Over the years there have been a variety of presenters - Sharon Crosbie, Maggie Barry, Wayne Mouat, Kim Hill,Linda Clarke - are some who quickly come to mind and of course they all have their own styles and skills as well as their own particular interests. Some therefore paid more attention to book reviews than others. Kim Hill, one of the great NZ broadcasters, was a voracious reader who would never dream of reviewing a book unless she had read it, and sometimes had more to say about the book than the reviewer (!), was perhaps the best of all in the book area.
But as Bookman Beattie and others rightly point out we do need to be grateful for the daily book review whether it be 2 minutes long or 10.
But Peter Wells is timely in his criticism, it did seem especially poor judgement in terms of the time allocated to one of NZ's brightest writing talents compared to what was essentially a soap opera story which would have been more at home in Woman's Day.
As an afterthought I must say we readers also owe a great deal of gratitude to Bookman Beattie for the time and effort he gives with this invaluable daily book blog. Hurrah!
I am anxious that this discussion is put in a broader context of reviewing a NZ book in NZ Book Month.
It isn't an attack on Nine to Noon's book reviewing which, as everyone points out, holds a vital role in celebrating and promulgating knowledge about books.
I really chose the instance as an example of the way Book Month really only scratches the surface of society, maybe because book culture itself is so vulnerable and under assault. We live in a contemporary world in which empathy is seen as a key ingrediant to being human, probably because the reality is we all live in an increasingly dehumanised world. So stories like the one about the double lung transplant – while uplifting in themselves and quite legitimate - start to have a greater weight than the product of a long meditation on what it means to be human in NZ, placed in an artform like a novel.
It is almost like a conflict within our culture and global culture.
In one way it could almost be summed up as globalised culture imported like McDonalds versus a whitebait fritter lovingly made by someone who caught the whitebait herself.....and noted the local weather conditions, what the landscape looks like, how people talk and act and think....one requires a quick gulp down and the other requires just a little bit of savouring....
As a long-time RNZ reviewer like Graham, I am amazed at the impact of the reviews on book buyers and appreciate the way they add to the book 'conversation' in this country. I also understand the pressures of live radio and really appreciate Kathryn's efforts to do her best by the book review slot despite that. I find she welcomes input from a reviewer prior to going on air - an email that a particular book is worth spending time on (e.g. Charlotte Randall's latest) and some suggestions for questions always yields gold.
Perhaps Booksellers (who fund the review slot and send out the books) could make those same representations? i.e. it's NZ Book Month - could the focus this month be on NZ books - and in particular these books....
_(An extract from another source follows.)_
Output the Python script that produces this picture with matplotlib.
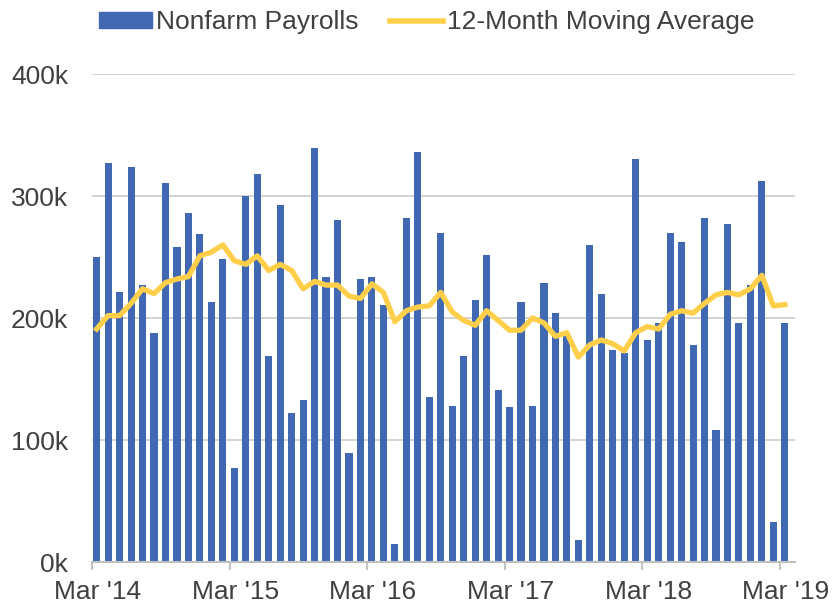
import matplotlib
matplotlib.use("Agg")
import matplotlib.pyplot as plt
from matplotlib.patches import Patch
from matplotlib.lines import Line2D
import numpy as np

plt.rcParams['font.family'] = ['Liberation Sans', 'DejaVu Sans']

# Monthly nonfarm payroll change, Mar 2014 - Mar 2019 (thousands)
payrolls = [250, 327, 221, 324, 227, 188, 311, 258, 286, 269, 213, 248,
            77, 300, 318, 169, 293, 122, 133, 339, 234, 280, 89, 232,
            234, 211, 15, 282, 336, 135, 270, 128, 169, 215, 252, 141,
            127, 213, 128, 229, 204, 187, 18, 260, 220, 174, 171, 330,
            182, 196, 270, 262, 178, 282, 108, 277, 196, 227, 312, 33,
            196]

moving_avg = [191, 202, 202, 212, 224, 220, 229, 232, 234, 251, 254, 260,
              247, 244, 251, 239, 244, 239, 224, 230, 227, 227, 218, 216,
              228, 221, 197, 206, 209, 210, 221, 205, 198, 194, 206, 198,
              190, 190, 200, 196, 185, 188, 168, 178, 182, 179, 173, 188,
              193, 191, 203, 206, 204, 212, 219, 221, 219, 224, 235, 210,
              211]

tick_labels = ["Mar '14", "Mar '15", "Mar '16", "Mar '17", "Mar '18", "Mar '19"]

blue = '#4169B3'
yellow = '#FFCF4A'
text_col = '#404040'

fig = plt.figure(figsize=(8.33, 6.07), dpi=100)
ax = fig.add_axes([0.1104, 0.0741, 0.844, 0.8039])

x = np.arange(len(payrolls)) + 0.41
ax.bar(x, np.array(payrolls) * 1000, width=0.62, color=blue, zorder=2)
ax.plot(x, np.array(moving_avg) * 1000, color=yellow, lw=3.8, zorder=3,
        solid_joinstyle='round')

ax.set_xlim(0, 61.3)
ax.set_ylim(0, 400000)
ax.set_yticks([0, 100000, 200000, 300000, 400000])
ax.set_yticklabels(['0k', '100k', '200k', '300k', '400k'])

# tick marks at the start of each March, labels centred on the month
ax.set_xticks(np.arange(0, 61, 12))
ax.set_xticklabels([])
ax.set_xticks(np.arange(0, 61, 12) + 0.5, minor=True)
ax.set_xticklabels(tick_labels, minor=True)

ax.grid(axis='y', color='#D0D0D0', lw=1.3, zorder=0)
for s in ['top', 'right', 'left']:
    ax.spines[s].set_visible(False)
ax.spines['bottom'].set_color('#BFBFBF')
ax.spines['bottom'].set_linewidth(1.5)
ax.spines['bottom'].set_zorder(4)
ax.tick_params(axis='x', which='major', colors='#C4C4C4', length=6, width=1.5)
ax.tick_params(axis='x', which='minor', length=0, labelcolor=text_col,
               labelsize=19, pad=13)
ax.tick_params(axis='y', length=0, labelcolor=text_col, labelsize=19, pad=17)

handles = [Patch(color=blue), Line2D([], [], color=yellow, lw=4)]
fig.legend(handles, ['Nonfarm Payrolls', '12-Month Moving Average'],
           loc='center', bbox_to_anchor=(0.5125, 0.963), ncol=2, frameon=False,
           fontsize=19, labelcolor=text_col, handlelength=2.0,
           handleheight=0.53, handletextpad=0.15, columnspacing=1.2)

fig.savefig('out.png', dpi=100)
I've also often wondered if it would be best to have the reading of the day before the book review as that is a set amount of time that can't be tampered with, and it would make sure the review slot is the length allotted to it.
As to the quality of the reviews -- I think that is another conversation we should be having in this country. The quality varies enormously across TV, radio and print. The best reviews go larger than the book - they become that exploration of empathy and culture Peter is talking about and can make for terrific interviews/articles that do more than sell books.
Thank you for all these comments. I'm sure the powers that be at Radio NZ and Booksellers NZ will be following it all with interest.
In her thoughtful comments Mary McCallum suggests that Booksellers NZ "fund the review slot". I think it would be more accurate to say that the Publishers fund the slot as they pay Booksellers NZ $135 for each title selected and provide two copies of each book.
Then Radio NZ pay the reviewer a $75 book token, I'm not sure who pays for this?
Radio NZ select the reviewers and manage the dates etc while Booksellers NZ post out the books to those reviewers advised by Radio NZ.
That is my understanding of how it all works.
Radio NZ buy the $75 book tokens. There was a kerfuffle last year when payment for reviewers got a bit confused. But in the end it was confirmed by John Howson that RNZ doesn't allow third parties to (even seem to) influence reviews through payment.